Below are entries; repeat exactly, and nothing else, the lines from the one holding "Write a Python" through the one holding "import matplotlib.pyplot as plt", inclusive. Leave the pictures out.

* START *

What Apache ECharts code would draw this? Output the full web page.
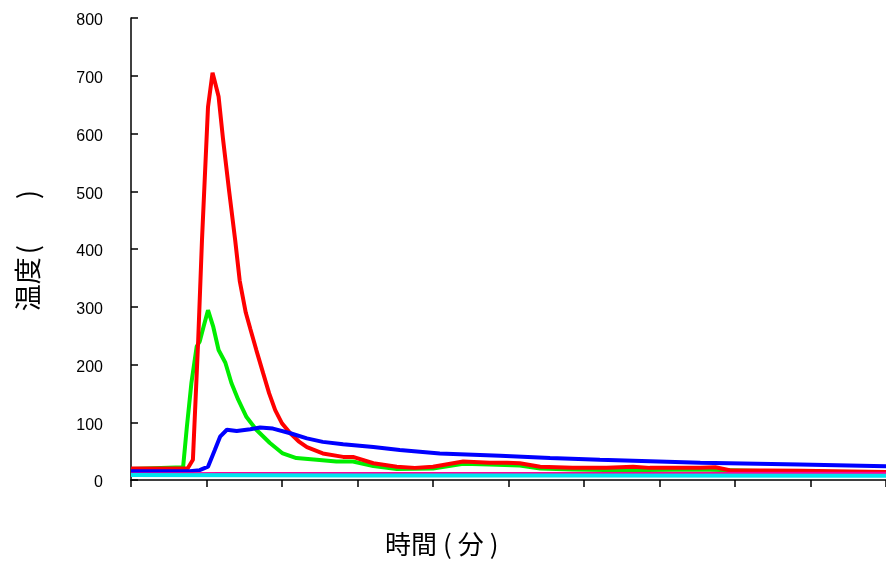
<!DOCTYPE html>
<html>
<head>
<meta charset="utf-8">
<script src="https://cdn.jsdelivr.net/npm/echarts@6/dist/echarts.min.js"></script>
<style>
  html, body { margin: 0; padding: 0; background: #fff; }
  #main { width: 886px; height: 565px; }
</style>
</head>
<body>
<div id="main"></div>
<script>
// 時間軸の目盛 (ラベルなし)
var xTicks = [0, 10, 20, 30, 40, 50, 60, 70, 80, 90, 100];
var yTicks = ['0', '100', '200', '300', '400', '500', '600', '700', '800'];

// 各系列 [時間, 温度]
var redData = [
  [0, 20], [7.5, 20], [8.2, 35], [8.9, 242], [9.4, 415], [10.2, 646], [10.8, 705],
  [11.1, 690], [11.6, 664], [12.2, 589], [13.0, 500], [13.8, 415], [14.4, 345],
  [15.2, 290], [15.8, 262], [16.6, 225], [17.5, 185], [18.3, 150], [19.1, 121],
  [20.0, 98], [21.1, 81], [22.2, 67], [23.3, 57], [25.4, 46],
  [28.1, 40], [29.4, 40], [32.1, 29], [35.2, 23], [37.6, 21], [40.0, 23],
  [44.0, 32], [47.5, 30], [49.8, 30], [51.5, 29], [54.2, 23], [58.5, 21],
  [63.0, 21], [66.5, 23], [68.7, 21], [75.4, 21], [77.4, 22], [79.3, 17],
  [88.6, 16], [100, 14]
];
var greenData = [
  [0, 19], [6.9, 22], [7.4, 92], [8.0, 168], [8.7, 231], [9.1, 240], [9.6, 265],
  [10.2, 294], [10.9, 265], [11.6, 225], [12.5, 203], [13.3, 168], [14.2, 139],
  [15.3, 109], [16.6, 87], [18.4, 64], [20.1, 46], [21.9, 38], [24.6, 35],
  [27.2, 32], [29.4, 32], [32.1, 24], [35.2, 19], [40.0, 20], [44.0, 28],
  [47.5, 27], [51.5, 25], [54.2, 20], [58.5, 18], [64.8, 17], [75.4, 18],
  [88.6, 14], [100, 12]
];
var blueData = [
  [0, 15], [7.8, 15], [9.1, 17], [10.2, 23], [11.1, 52], [11.8, 75], [12.7, 87],
  [14.0, 85], [15.8, 88], [17.1, 91], [18.8, 89], [21.1, 81], [23.3, 72],
  [25.4, 66], [28.1, 62], [32.1, 57], [35.6, 52], [40.9, 46], [48.9, 42],
  [55.5, 38], [62.1, 35], [75.4, 30], [88.6, 27], [100, 24]
];
var pinkData = [[0, 11], [12, 11.5], [50, 11.5], [100, 12]];
var cyanData = [[0, 8.5], [30, 8], [60, 8], [100, 7.5]];

var chart = echarts.init(document.getElementById('main'));

function line(name, color, width, data) {
  return {
    name: name, type: 'line', data: data, showSymbol: false, smooth: false,
    lineStyle: { color: color, width: width }, itemStyle: { color: color },
    animation: false
  };
}

chart.setOption({
  animation: false,
  grid: { left: 131, right: 0, top: 18, bottom: 85 },
  xAxis: {
    type: 'value', min: xTicks[0], max: xTicks[xTicks.length - 1], interval: 10,
    axisLine: { lineStyle: { color: '#000', width: 1.5 } },
    axisTick: { show: true, inside: false, length: 7, lineStyle: { color: '#000', width: 1.5 } },
    axisLabel: { show: false },
    splitLine: { show: false }
  },
  yAxis: {
    type: 'value', min: 0, max: 800, interval: 100,
    name: '{t|温度}{p|(}{g|}{p|)}',
    nameLocation: 'middle', nameGap: 90,
    nameTextStyle: {
      rich: {
        t: { fontSize: 27, fontFamily: 'Noto Sans CJK JP', color: '#000' },
        p: { fontSize: 27, fontFamily: 'Noto Sans CJK JP', color: '#000', padding: [0, 3] },
        g: { width: 40 }
      }
    },
    axisLine: { show: true, lineStyle: { color: '#000', width: 1.5 } },
    axisTick: { show: true, inside: true, length: 7, lineStyle: { color: '#000', width: 1.5 } },
    axisLabel: {
      margin: 28,
      formatter: function (v) { return '{n|' + yTicks[Math.round(v / 100)] + '}'; },
      rich: {
        n: { fontSize: 16, color: '#000', fontFamily: 'Liberation Sans, Arial', padding: [6, 0, 0, 0] }
      }
    },
    splitLine: { show: false }
  },
  graphic: [{
    type: 'text', left: 385, top: 531,
    style: {
      text: '{t|時間}{p|(}{t|分}{p|)}',
      rich: {
        t: { fontSize: 26, fontFamily: 'Noto Sans CJK JP', fill: '#000' },
        p: { fontSize: 26, fontFamily: 'Noto Sans CJK JP', fill: '#000', padding: [0, 6] }
      }
    }
  }],
  series: [
    line('緑', '#00ee00', 4, greenData),
    line('赤', '#ff0000', 4, redData),
    line('青', '#0000ff', 4, blueData),
    line('桃', '#ff0099', 2.5, pinkData),
    line('水', '#00e5ee', 4, cyanData)
  ]
});
</script>
</body>
</html>
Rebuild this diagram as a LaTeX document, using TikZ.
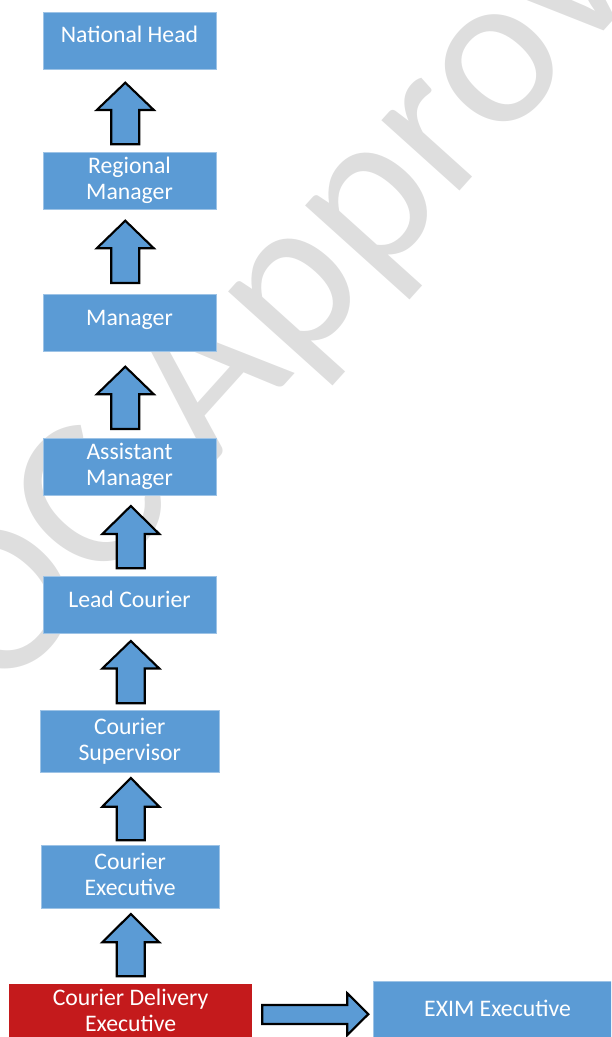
\documentclass[tikz,border=0pt]{standalone}
\usepackage{fontspec}
\setmainfont{Carlito}
\definecolor{boxblue}{HTML}{5B9BD5}
\definecolor{boxedge}{HTML}{9DC3E6}
\definecolor{boxred}{HTML}{C41A1C}
\definecolor{wmgray}{HTML}{DEDEDE}
\tikzset{
  orgbox/.style={rectangle, fill=boxblue, draw=boxedge, line width=0.5pt, inner sep=0pt,
    text=white, align=center, font=\fontsize{17.8pt}{19.5pt}\selectfont,
    minimum width=129.75pt, minimum height=42.75pt},
  oneline/.style={text height=9pt, text depth=6pt},
  twoline/.style={text height=34pt, text depth=5.5pt},
  redbox/.style={orgbox, fill=boxred, draw=boxred},
  blockarrow/.style={fill=boxblue, draw=black, line width=1.6pt, line join=miter},
  wmark/.style={text=wmgray, font=\fontsize{165pt}{165pt}\selectfont, inner sep=0pt}
}
\newcommand\blkup[4]{\draw[blockarrow] (#1-14,#4) -- (#1-14,#3) -- (#1-28.5,#3) -- (#1,#2) -- (#1+28.5,#3) -- (#1+14,#3) -- (#1+14,#4) -- cycle;}
\begin{document}
\begin{tikzpicture}[x=0.75pt,y=-0.75pt]
\useasboundingbox (0,0) rectangle (611,1037);
\clip (0,0) rectangle (611,1037);
% watermark
\node[wmark, rotate=48, anchor=base west] (wm) at (0,702) {QC Approved};
% boxes
\node[orgbox, oneline] (nh) at (129.5,40.8) {National Head};
\node[orgbox, twoline] (rm) at (129.5,180.8) {Regional\\Manager};
\node[orgbox, oneline] (mg) at (129.5,323) {Manager};
\node[orgbox, twoline] (am) at (129.5,466.9) {Assistant\\Manager};
\node[orgbox, oneline] (lc) at (129.5,605.2) {Lead Courier};
\node[orgbox, twoline, minimum width=134.5pt, minimum height=47pt] (cs) at (129.75,741.35) {Courier\\Supervisor};
\node[orgbox, twoline, minimum width=133.3pt, minimum height=47.25pt] (ce) at (130.15,876.8) {Courier\\Executive};
\node[redbox, twoline, minimum width=181.7pt, minimum height=42.75pt] (cde) at (130.55,1012.5) {Courier Delivery\\Executive};
\node[orgbox, oneline, minimum width=186.3pt, minimum height=48.75pt] (exim) at (497.5,1014) {EXIM Executive};
% block arrows
\blkup{125.3}{82.7}{110}{144.3}
\blkup{125.3}{220.7}{248.3}{283}
\blkup{125.3}{366.7}{394.3}{429}
\blkup{130.8}{506}{534}{568.3}
\blkup{130.8}{641}{668.5}{703.3}
\blkup{130.8}{778}{806.7}{840.3}
\blkup{130.8}{914}{942.3}{976.3}
\draw[blockarrow] (262.3,1005) -- (347.3,1005) -- (347.3,993.3) -- (368.3,1014.2) -- (347.3,1035) -- (347.3,1024) -- (262.3,1024) -- cycle;
\end{tikzpicture}
\end{document}
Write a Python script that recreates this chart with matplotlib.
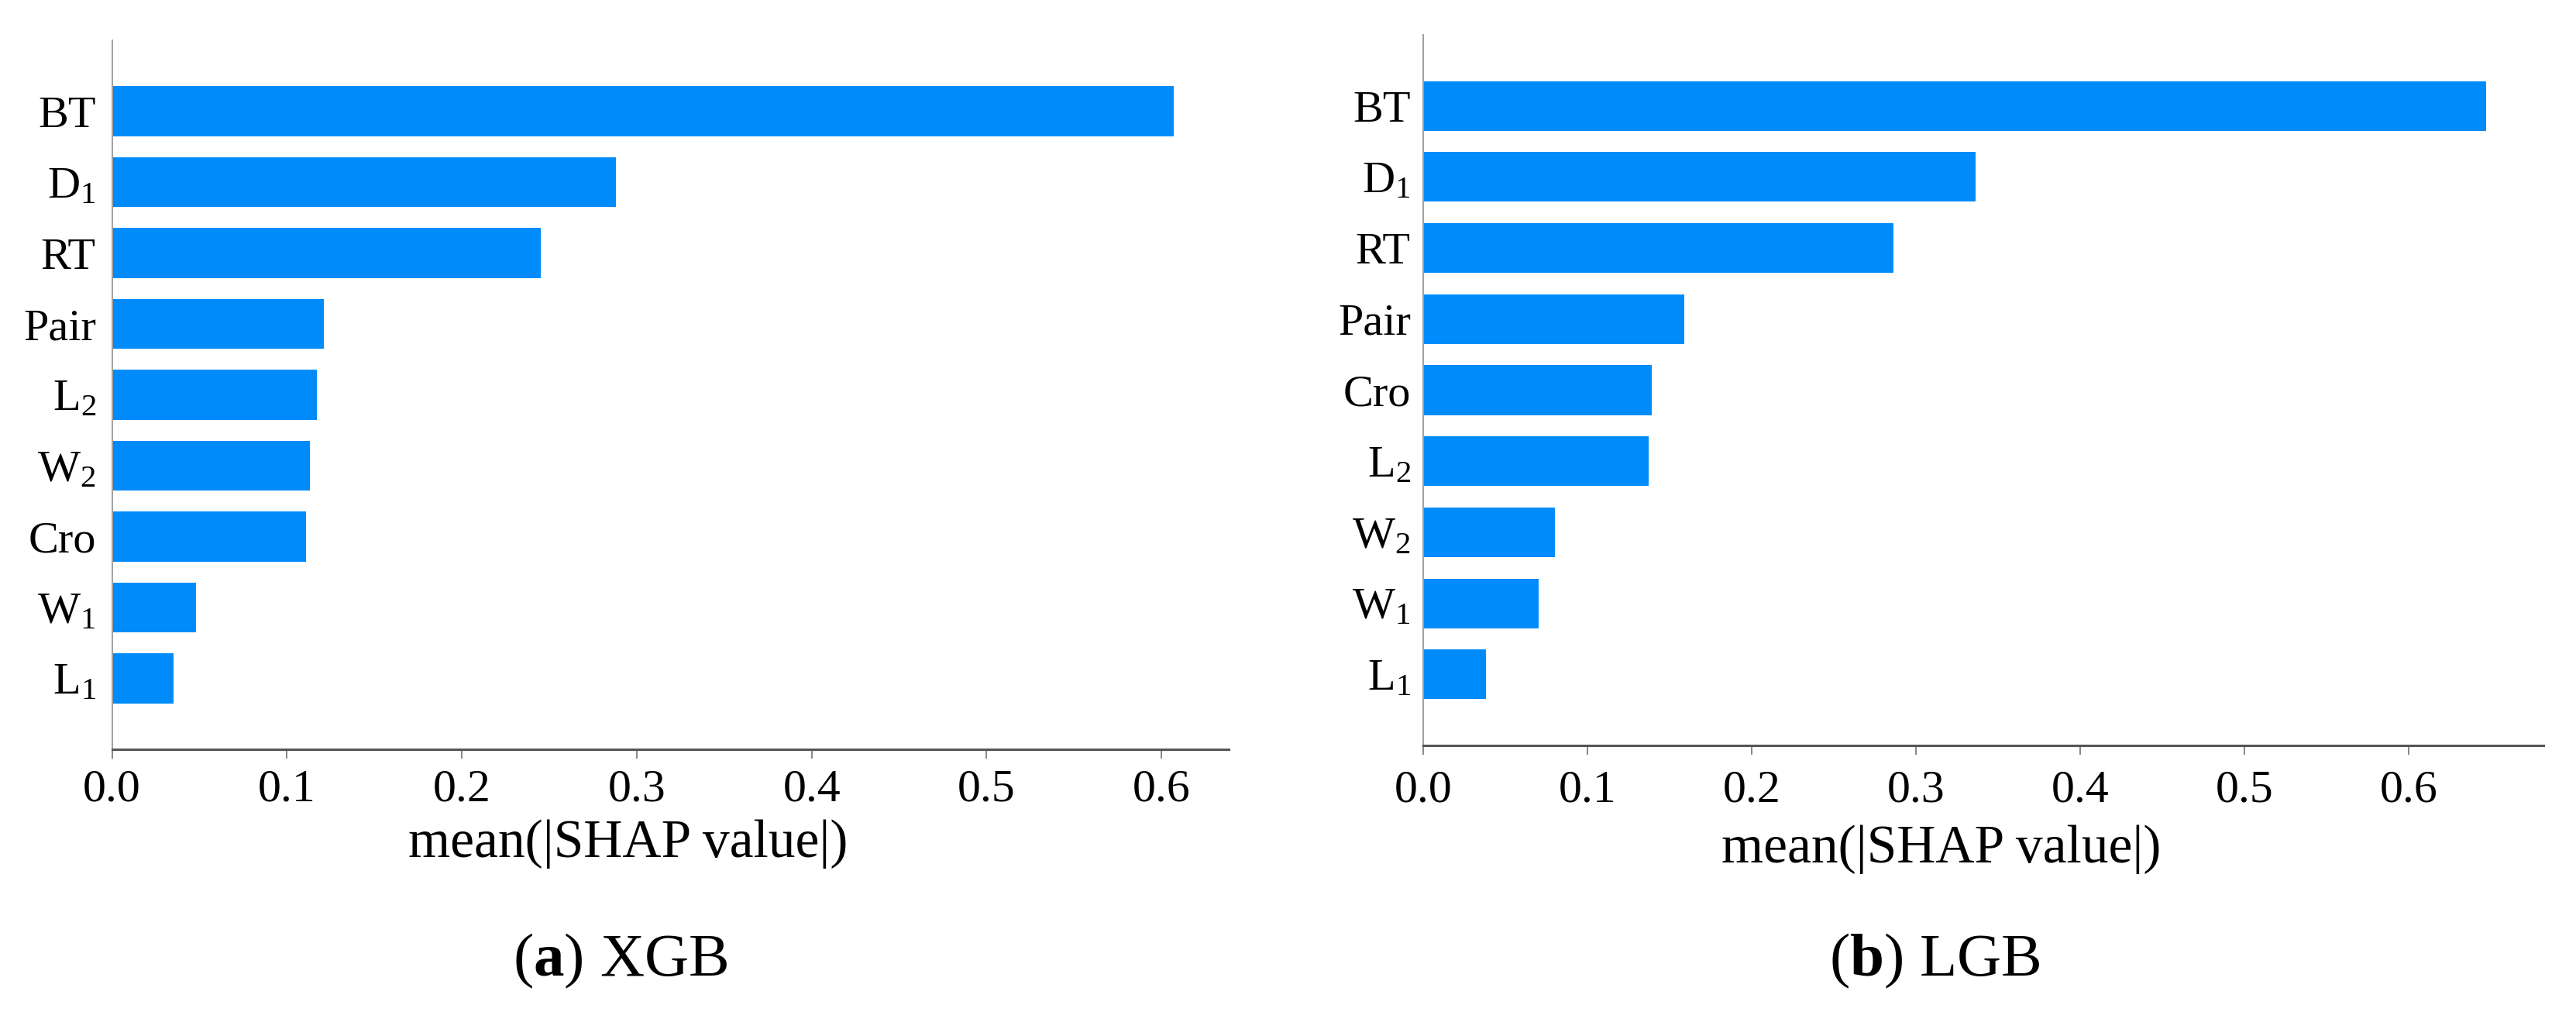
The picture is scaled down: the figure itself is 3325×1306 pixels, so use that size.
import numpy as np
import matplotlib
matplotlib.use("Agg")
import matplotlib.pyplot as plt

plt.rcParams['font.family'] = ['Liberation Serif', 'DejaVu Serif']
plt.rcParams['mathtext.fontset'] = 'custom'
plt.rcParams['mathtext.rm'] = 'Liberation Serif'
plt.rcParams['mathtext.it'] = 'Liberation Serif:italic'
plt.rcParams['mathtext.bf'] = 'Liberation Serif:bold'

# mean(|SHAP|) per feature (top to bottom)
xgb_features = ['BT', 'D$_1$', 'RT', 'Pair', 'L$_2$', 'W$_2$', 'Cro', 'W$_1$', 'L$_1$']
xgb_values = [0.607, 0.288, 0.245, 0.121, 0.117, 0.113, 0.111, 0.048, 0.035]

lgb_features = ['BT', 'D$_1$', 'RT', 'Pair', 'Cro', 'L$_2$', 'W$_2$', 'W$_1$', 'L$_1$']
lgb_values = [0.647, 0.336, 0.286, 0.159, 0.139, 0.137, 0.080, 0.070, 0.038]

xticks = [0.0, 0.1, 0.2, 0.3, 0.4, 0.5, 0.6]
captions = [r"($\mathbf{a}$) XGB", r"($\mathbf{b}$) LGB"]

bar_color = '#008bfb'

fig = plt.figure(figsize=(33.25, 13.06), dpi=100)

# axes rectangles in figure fraction
ax1 = fig.add_axes([0.04349, 0.25957, 0.43351, 0.70061])
ax2 = fig.add_axes([0.55263, 0.26340, 0.43474, 0.70214])


def shap_bar(ax, feats, vals, xmax, ypad, tpad, label_y):
    n = len(feats)
    ypos = np.arange(n)[::-1]
    ax.barh(ypos, vals, height=0.7, color=bar_color, align='center')
    ax.set_yticks(ypos)
    ax.set_yticklabels(feats, fontsize=42)
    ax.set_ylim(-1, n)
    ax.set_xlim(0, xmax)
    ax.set_xticks(xticks)
    ax.set_xticklabels([f"{t:.1f}" for t in xticks], fontsize=43)
    for s in ['top', 'right']:
        ax.spines[s].set_visible(False)
    ax.spines['left'].set_color('#a0a0a0')
    ax.spines['left'].set_linewidth(1.4)
    ax.spines['bottom'].set_color('#555555')
    ax.spines['bottom'].set_linewidth(2.2)
    ax.tick_params(axis='y', length=0, pad=ypad)
    ax.tick_params(axis='x', length=8.5, width=1.1, color='#666666', pad=tpad)
    ax.set_xlabel('mean(|SHAP value|)', fontsize=50)
    ax.xaxis.label.set_verticalalignment('baseline')
    ax.xaxis.set_label_coords(0.462, label_y)


shap_bar(ax1, xgb_features, xgb_values, 0.6385, 15, 10, -0.152)
shap_bar(ax2, lgb_features, lgb_values, 0.682, 12, 14, -0.165)

fig.text(0.2408, 0.036, captions[0], fontsize=57, ha='center', va='baseline')
fig.text(0.7511, 0.036, captions[1], fontsize=57, ha='center', va='baseline')

fig.savefig('out.png', dpi=100, facecolor='white')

* END *

**TASK RESPONSE:**
Write a Python script that recreates this chart with matplotlib.
The picture is scaled down: the figure itself is 3325×1306 pixels, so use that size.
import numpy as np
import matplotlib
matplotlib.use("Agg")
import matplotlib.pyplot as plt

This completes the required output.